Note that likewise the Greek word for dove, namely περιστερα (peristera), appears to be derived from the prefix περι (peri) meaning around or about. This suggests that to the ancients the dove stood symbol for abundance and being all around and everywhere, which explains the bodily form of the Holy Spirit.

תאר

Verb תאר (ta'ar) means to outline or trace, and is also used to describe the many borders of the tribal territories. Noun תאר (to'ar), means shape or form. Verb תאר (ta'ar), meaning to draw an outline.

🔼Tartarus meaning

Here at Abarim Publications we don't know either, of course, but if we were to guess we would guess that our name Tartarus is of Semitic origin and describes an Event Horizon, and particularly the diodic boundary of the Great Flood, that confined most of early humanity to oblivion and only let Noah and his family to seed the next era of humanity on earth.

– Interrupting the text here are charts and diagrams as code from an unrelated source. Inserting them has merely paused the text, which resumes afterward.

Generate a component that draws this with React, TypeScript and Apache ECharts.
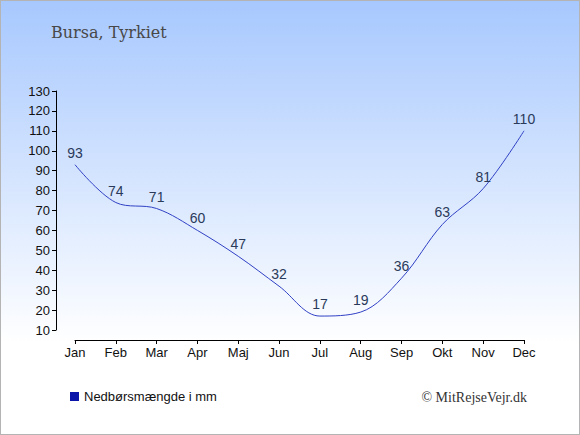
import React, { useEffect, useRef } from "react";
import * as echarts from "echarts";

const months = ["Jan", "Feb", "Mar", "Apr", "Maj", "Jun", "Jul", "Aug", "Sep", "Okt", "Nov", "Dec"];
const precipitation = [93, 74, 71, 60, 47, 32, 17, 19, 36, 63, 81, 110];
const seriesName = "Nedbørsmængde i mm";
const titleText = "Bursa, Tyrkiet";
const creditText = "© MitRejseVejr.dk";

export default function App() {
  const ref = useRef<HTMLDivElement>(null);
  useEffect(() => {
    document.body.style.margin = "0";
    const chart = echarts.init(ref.current!, null, { renderer: "svg" });
    chart.setOption({
      animation: false,
      backgroundColor: {
        type: "linear",
        x: 0,
        y: 0,
        x2: 0,
        y2: 1,
        colorStops: [
          { offset: 0, color: "#a7c8fe" },
          { offset: 0.79, color: "#ffffff" },
          { offset: 1, color: "#ffffff" },
        ],
      },
      title: {
        text: titleText,
        left: 45,
        top: 18,
        textStyle: {
          fontFamily: "DejaVu Serif",
          fontWeight: "normal",
          fontSize: 16,
          color: "#484848",
        },
      },
      graphic: [
        {
          type: "text",
          right: 52,
          top: 389,
          style: {
            text: creditText,
            font: "14px 'Liberation Serif'",
            fill: "#333333",
          },
        },
      ],
      legend: {
        left: 64,
        top: 384,
        icon: "rect",
        itemWidth: 9,
        itemHeight: 9,
        itemGap: 6,
        textStyle: { fontFamily: "Liberation Sans", fontSize: 13, color: "#111111" },
        data: [{ name: seriesName, itemStyle: { color: "#0a14a8" } }],
      },
      grid: { left: 74, right: 55, top: 90, bottom: 104 },
      xAxis: {
        type: "category",
        data: months,
        boundaryGap: false,
        offset: 10,
        axisLine: { lineStyle: { color: "#000000", width: 1 } },
        axisTick: { length: 4, lineStyle: { color: "#000000" } },
        axisLabel: { fontFamily: "Liberation Sans", fontSize: 13, color: "#111111", margin: 6 },
        splitLine: { show: false },
      },
      yAxis: {
        type: "value",
        min: 10,
        max: 130,
        interval: 10,
        offset: 19,
        axisLine: { show: true, lineStyle: { color: "#000000", width: 1 } },
        axisTick: { show: true, length: 4, lineStyle: { color: "#000000" } },
        axisLabel: { fontFamily: "Liberation Sans", fontSize: 13, color: "#111111", margin: 6 },
        splitLine: { show: false },
      },
      series: [
        {
          name: seriesName,
          type: "line",
          data: precipitation,
          smooth: 0.35,
          symbol: "circle",
          symbolSize: 0,
          showSymbol: true,
          lineStyle: { color: "#3040c4", width: 1 },
          itemStyle: { color: "#3040c4" },
          label: {
            show: true,
            position: "top",
            distance: 5,
            fontFamily: "Liberation Sans",
            fontSize: 14,
            color: "#2a3a5a",
          },
        },
      ],
    });
    return () => chart.dispose();
  }, []);
  return (
    <div
      ref={ref}
      style={{ width: 580, height: 435, boxSizing: "border-box", border: "1px solid #b4b4b4" }}
    />
  );
}
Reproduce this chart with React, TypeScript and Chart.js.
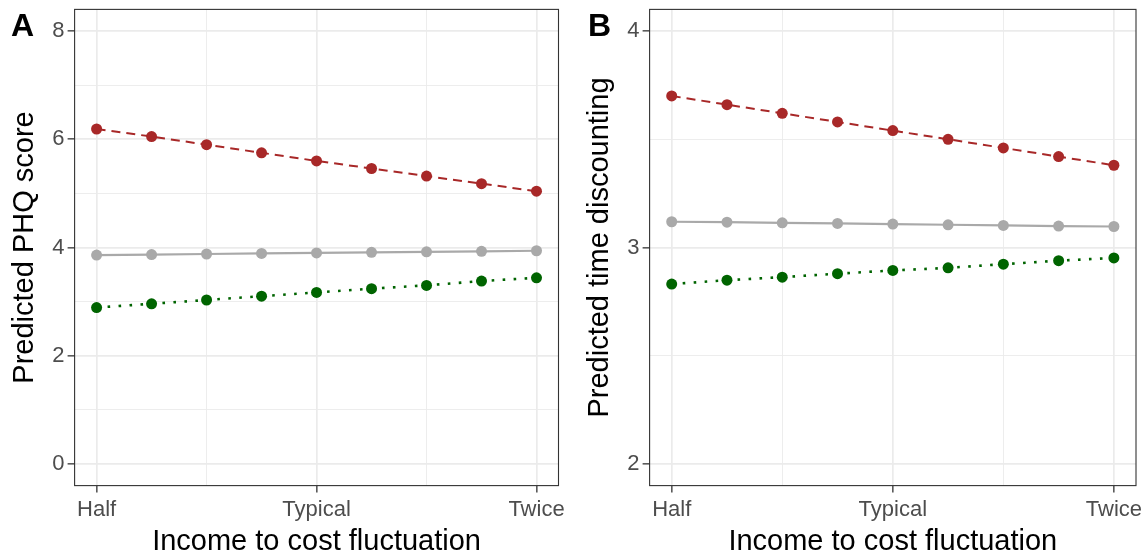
import React, { useEffect, useRef } from 'react';
import { Chart, registerables } from 'chart.js';

Chart.register(...registerables);

// ---------- data ----------
const fluctuationSteps = [0, 1, 2, 3, 4, 5, 6, 7, 8];
const xGridValues = [0, 2, 4, 6, 8];
const xMajorValues = [0, 4, 8];
const xTickLabels = ['Half', 'Typical', 'Twice'];

const phqRed = [6.19, 6.05, 5.9, 5.75, 5.6, 5.46, 5.32, 5.18, 5.04];
const phqGray = [3.86, 3.87, 3.88, 3.89, 3.9, 3.91, 3.92, 3.93, 3.94];
const phqGreen = [2.89, 2.96, 3.03, 3.1, 3.17, 3.24, 3.3, 3.38, 3.44];
const phqGridValues = [0, 1, 2, 3, 4, 5, 6, 7, 8];
const phqMajorValues = [0, 2, 4, 6, 8];

const discRed = [3.7, 3.66, 3.62, 3.58, 3.54, 3.5, 3.46, 3.42, 3.38];
const discGray = [3.119, 3.117, 3.114, 3.111, 3.108, 3.105, 3.102, 3.099, 3.097];
const discGreen = [2.831, 2.849, 2.863, 2.879, 2.894, 2.906, 2.923, 2.939, 2.952];
const discGridValues = [2, 2.5, 3, 3.5, 4];
const discMajorValues = [2, 3, 4];

const RED = '#A82828';
const GRAY = '#A9A9A9';
const GREEN = '#006400';
const FONT = "'Liberation Sans', Arial, sans-serif";

Chart.defaults.font.family = FONT;

type PanelSpec = {
  label: string;
  yTitle: string;
  yMin: number;
  yMax: number;
  yGrid: number[];
  yMajor: number[];
  red: number[];
  gray: number[];
  green: number[];
  padRight: number;
};

const isIn = (arr: number[], v: number) => arr.some((a) => Math.abs(a - v) < 1e-9);

function zeroPad(s: any) {
  s.paddingTop = 0;
  s.paddingBottom = 0;
  s.paddingLeft = 0;
  s.paddingRight = 0;
}

function buildConfig(p: PanelSpec): any {
  const mk = (values: number[], color: string, width: number, dash: number[]) => ({
    data: fluctuationSteps.map((x, i) => ({ x, y: values[i] })),
    borderColor: color,
    backgroundColor: color,
    borderWidth: width,
    borderDash: dash,
    borderCapStyle: 'butt',
    pointRadius: 5.5,
    pointHoverRadius: 5.5,
    pointBorderWidth: 0,
    pointBackgroundColor: color,
    tension: 0,
    fill: false,
  });

  const framePlugin = {
    id: 'frame' + p.label,
    afterDatasetsDraw(chart: any) {
      const { ctx, chartArea } = chart;
      ctx.save();
      ctx.strokeStyle = '#333333';
      ctx.lineWidth = 1.1;
      ctx.strokeRect(chartArea.left, chartArea.top, chartArea.right - chartArea.left, chartArea.bottom - chartArea.top);
      ctx.restore();
    },
    afterDraw(chart: any) {
      const { ctx } = chart;
      ctx.save();
      ctx.fillStyle = '#000';
      ctx.font = `bold 32px ${FONT}`;
      ctx.textBaseline = 'alphabetic';
      ctx.textAlign = 'left';
      ctx.fillText(p.label, p.label === 'A' ? 11 : 13, 36);
      ctx.restore();
    },
  };

  const gridCommon = (major: number[]) => ({
    color: '#EBEBEB',
    lineWidth: (c: any) => (c.tick && isIn(major, c.tick.value) ? 1.7 : 0.9),
    tickLength: 7,
    tickWidth: 1.3,
    tickColor: (c: any) => (c.tick && isIn(major, c.tick.value) ? '#333333' : 'rgba(0,0,0,0)'),
    drawTicks: true,
    drawOnChartArea: true,
  });

  return {
    type: 'line',
    data: {
      datasets: [
        mk(p.red, RED, 2, [9, 6]),
        mk(p.gray, GRAY, 2.2, []),
        mk(p.green, GREEN, 2.6, [2.6, 8.4]),
      ],
    },
    options: {
      responsive: false,
      animation: false,
      events: [],
      layout: { padding: { left: 0, top: 9.4, right: p.padRight, bottom: 0 } },
      plugins: {
        legend: { display: false },
        tooltip: { enabled: false },
        title: { display: false },
      },
      scales: {
        x: {
          type: 'linear',
          min: -0.4,
          max: 8.4,
          afterBuildTicks: (s: any) => {
            s.ticks = xGridValues.map((v) => ({ value: v }));
          },
          afterFit: (s: any) => {
            s.height = 70.4;
            zeroPad(s);
          },
          ticks: {
            autoSkip: false,
            maxRotation: 0,
            padding: 4,
            color: '#4D4D4D',
            font: { size: 22, family: FONT },
            callback: (v: number) => {
              const idx = xMajorValues.findIndex((m) => Math.abs(m - v) < 1e-9);
              return idx >= 0 ? xTickLabels[idx] : '';
            },
          },
          grid: gridCommon(xMajorValues),
          border: { display: false },
          title: {
            display: true,
            text: 'Income to cost fluctuation',
            color: '#000000',
            font: { size: 29, family: FONT, lineHeight: 1 },
            padding: { top: 0, bottom: 0 },
          },
        },
        y: {
          type: 'linear',
          min: p.yMin,
          max: p.yMax,
          afterBuildTicks: (s: any) => {
            s.ticks = p.yGrid.map((v) => ({ value: v }));
          },
          afterFit: (s: any) => {
            s.width = 74.6;
            zeroPad(s);
          },
          ticks: {
            autoSkip: false,
            padding: 3,
            color: '#4D4D4D',
            font: { size: 22, family: FONT },
            callback: (v: number) => (isIn(p.yMajor, v) ? String(v) : ''),
          },
          grid: gridCommon(p.yMajor),
          border: { display: false },
          title: {
            display: true,
            text: p.yTitle,
            color: '#000000',
            font: { size: 29, family: FONT, lineHeight: 1 },
            padding: { top: 10, bottom: 0 },
          },
        },
      },
    },
    plugins: [framePlugin],
  };
}

const panelA: PanelSpec = {
  label: 'A',
  yTitle: 'Predicted PHQ score',
  yMin: -0.4,
  yMax: 8.4,
  yGrid: phqGridValues,
  yMajor: phqMajorValues,
  red: phqRed,
  gray: phqGray,
  green: phqGreen,
  padRight: 16.5,
};

const panelB: PanelSpec = {
  label: 'B',
  yTitle: 'Predicted time discounting',
  yMin: 1.9,
  yMax: 4.1,
  yGrid: discGridValues,
  yMajor: discMajorValues,
  red: discRed,
  gray: discGray,
  green: discGreen,
  padRight: 11,
};

function Panel({ spec, left, width }: { spec: PanelSpec; left: number; width: number }) {
  const ref = useRef<HTMLCanvasElement | null>(null);
  useEffect(() => {
    if (!ref.current) return;
    const chart = new Chart(ref.current, buildConfig(spec));
    return () => chart.destroy();
  }, [spec]);
  return (
    <canvas
      ref={ref}
      width={width}
      height={556}
      style={{ position: 'absolute', left, top: 0, width, height: 556 }}
    />
  );
}

export default function App() {
  return (
    <div style={{ position: 'absolute', left: 0, top: 0, width: 1147, height: 556, background: '#ffffff' }}>
      <Panel spec={panelA} left={0} width={575} />
      <Panel spec={panelB} left={575} width={572} />
    </div>
  );
}
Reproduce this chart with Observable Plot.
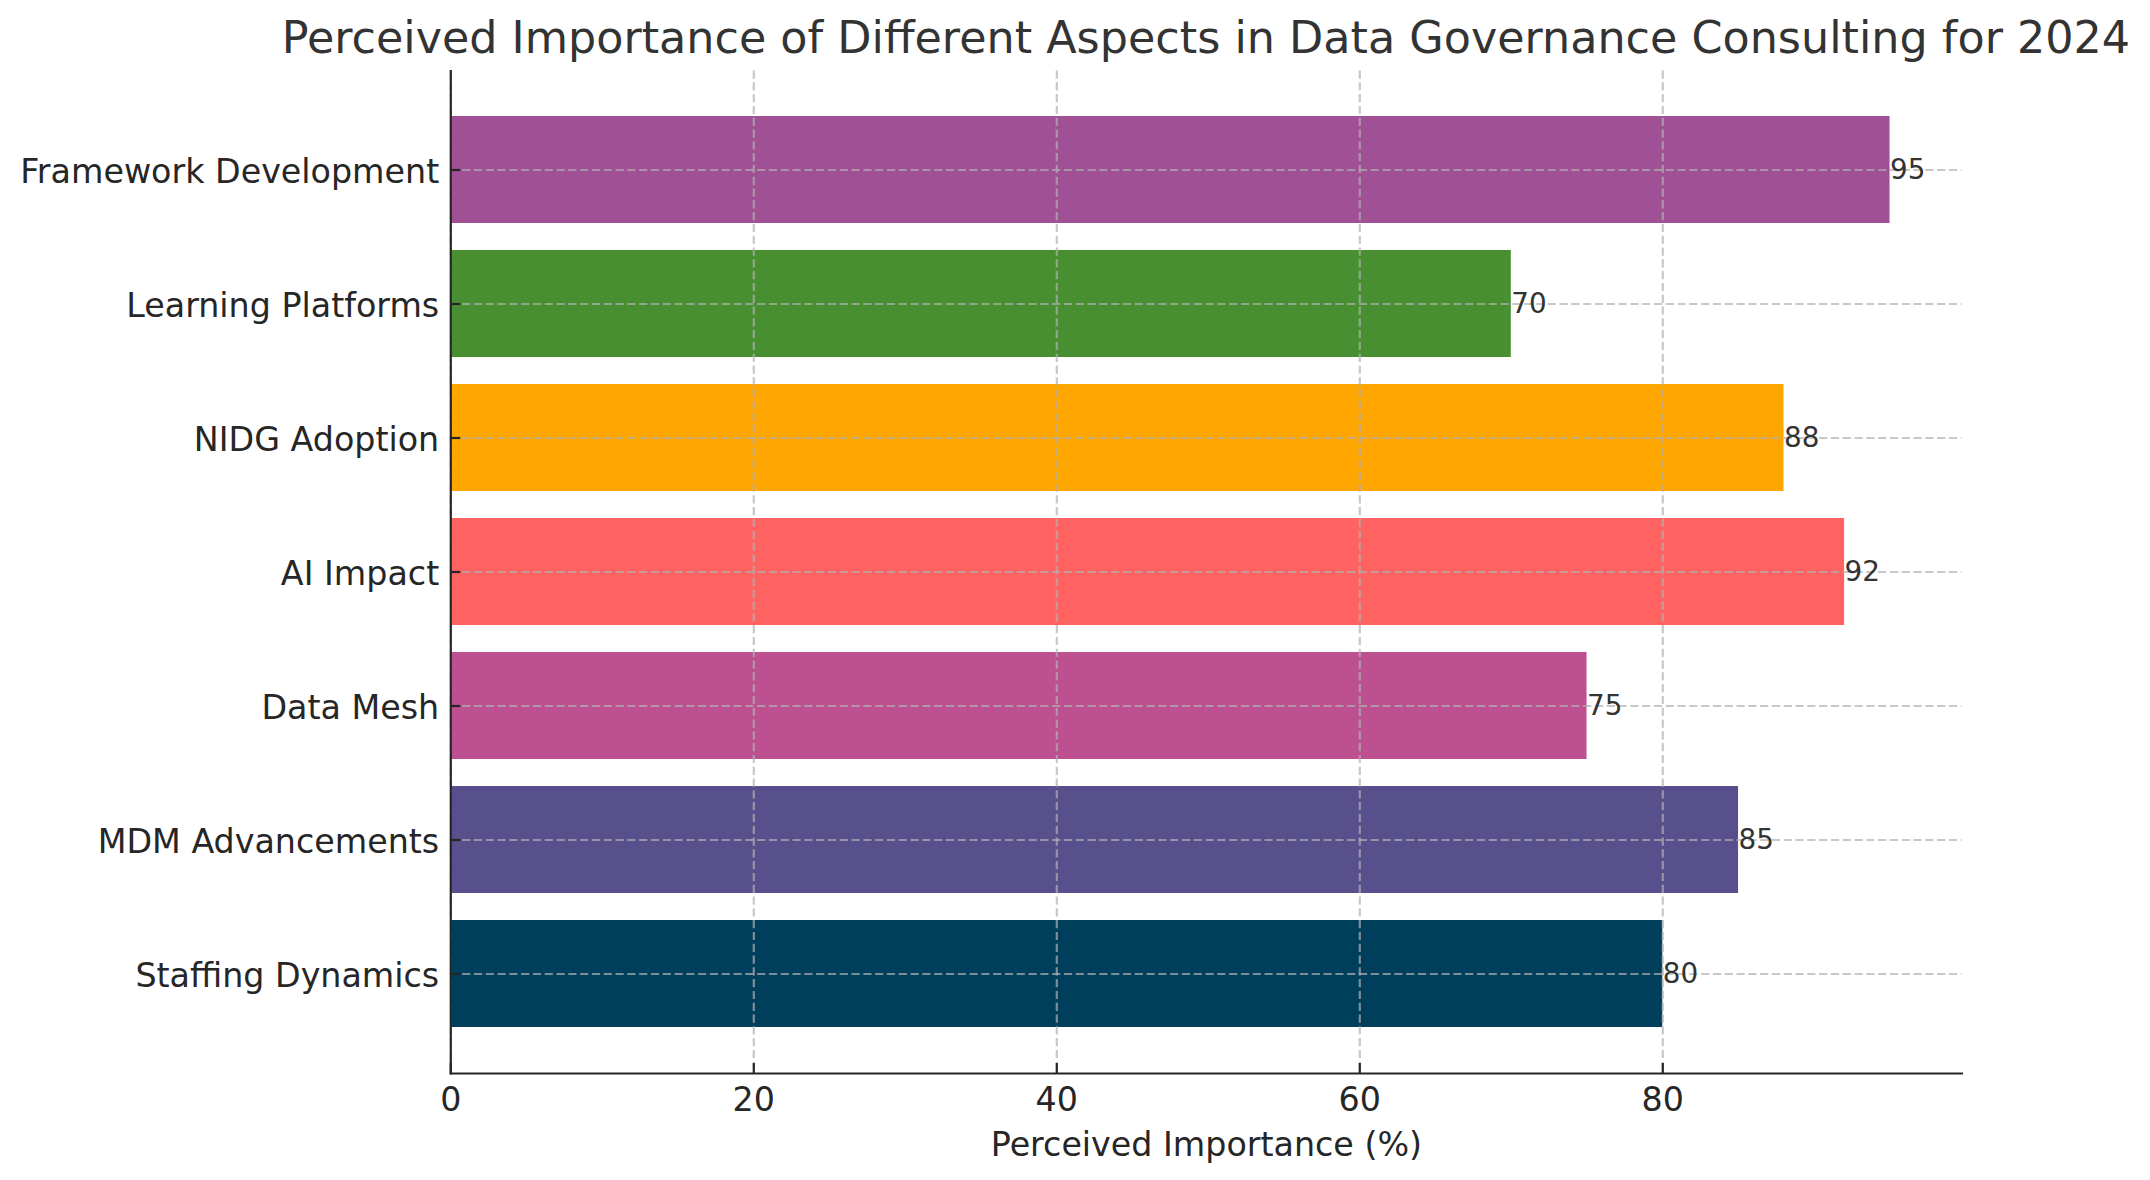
<!DOCTYPE html>
<html>
<head>
<meta charset="utf-8">
<script src="https://cdn.jsdelivr.net/npm/d3@7"></script>
<script src="https://cdn.jsdelivr.net/npm/@observablehq/plot@0.6"></script>
<style>
  html, body { margin: 0; padding: 0; background: #fff; overflow: hidden; }
  body { width: 2150px; font-family: "DejaVu Sans", sans-serif; }
  #title { position: relative; height: 70px; }
  #title span {
    position: absolute; left: 1205.9px; top: 16.4px; transform: translateX(-50%);
    font-size: 44.44px; line-height: 1; color: #333333; white-space: nowrap;
  }
</style>
</head>
<body>
<div id="title"><span></span></div>
<div id="chart"></div>
<script>
const titleText = "Perceived Importance of Different Aspects in Data Governance Consulting for 2024";
const xLabel = "Perceived Importance (%)";
// top to bottom
const categories = ["Framework Development", "Learning Platforms", "NIDG Adoption", "AI Impact", "Data Mesh", "MDM Advancements", "Staffing Dynamics"];
const values = [95, 70, 88, 92, 75, 85, 80];
const barColors = ["#a05195", "#488f31", "#ffa600", "#ff6361", "#bc5090", "#58508d", "#003f5c"];
const xTicks = [0, 20, 40, 60, 80];
const xDomain = [0, 99.75];

const data = categories.map((c, i) => ({name: c, value: values[i]}));

document.querySelector("#title span").textContent = titleText;

const gridStyle = {stroke: "#b0b0b0", strokeOpacity: 0.7, strokeWidth: 2.2, strokeDasharray: "8.2,3.6"};

const chart = Plot.plot({
  width: 2150,
  height: 1110,
  marginTop: 0.5,
  marginBottom: 107,
  marginLeft: 450.3,
  marginRight: 188.5,
  style: {fontFamily: "DejaVu Sans, sans-serif", color: "#262626", background: "#fff", overflow: "visible"},
  x: {domain: xDomain, ticks: xTicks},
  y: {domain: categories, paddingInner: 0.2, paddingOuter: 0.34, align: 0.5},
  color: {domain: categories, range: barColors},
  marks: [
    Plot.barX(data, {x: "value", y: "name", fill: "name"}),
    Plot.gridX(xTicks, gridStyle),
    Plot.gridY(categories, gridStyle),
    Plot.text(data, {x: "value", y: "name", text: d => String(d.value), textAnchor: "start", lineAnchor: "middle", fontSize: 27.8, fill: "#333333"}),
    Plot.frame({anchor: "left", stroke: "#262626", strokeWidth: 2.2}),
    Plot.frame({anchor: "bottom", stroke: "#262626", strokeWidth: 2.2}),
    // inward tick marks
    Plot.axisY({tickSize: -10, strokeWidth: 2.2, label: null, stroke: "#262626", tickFormat: () => ""}),
    // tick labels
    Plot.axisY({tickSize: 0, tickPadding: 11.6, fontSize: 33.3, label: null, dy: 2.5, fill: "#262626"}),
    Plot.axisX(xTicks, {tickSize: -10, tickPadding: 23.7, fontSize: 33.3, strokeWidth: 2.2, label: null, stroke: "#262626"}),
    Plot.text([xLabel], {frameAnchor: "bottom", dy: 72, lineAnchor: "middle", fontSize: 33.3, fill: "#262626"})
  ]
});
document.getElementById("chart").appendChild(chart);
</script>
</body>
</html>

However, even in Greek traditions, Kronos was eventually released from his dungeon in Tartarus and allowed to govern the μακαρων (makaron), "blessed", νησοι (nesoi), "islands", which were situated somewhere in the Atlantic Ocean, in the utopian expanse beyond the western boundary of the regulated world. In more realistic reports, these Blessed Islands were said to be situated a few days sail from Spain, to be two in number, and endowed with a cool and wet climate.

In the corresponding Semitic tradition, there are the Cainite twin-brothers Jabal and Jubal, the fathers of music, shepherding and tent-living, whose patriarchy obviously survived the flood and became the foundation of modern society as well as the Hebrew templar tradition (which started with a tent). Their half-brother was Tubal-cain, the forger of all things metal, whose tradition of technology obviously also survived the flood, and came to play a major part in modern society.

The crucial and proverbial competition offered by the line of Seth (from whom came Noah) is clearly presented as superior, other-worldly superior, even next-worldly superior, and that is the tradition of information management: language and script, without which the traditions of tent living and metal working would not have survived or even blossomed.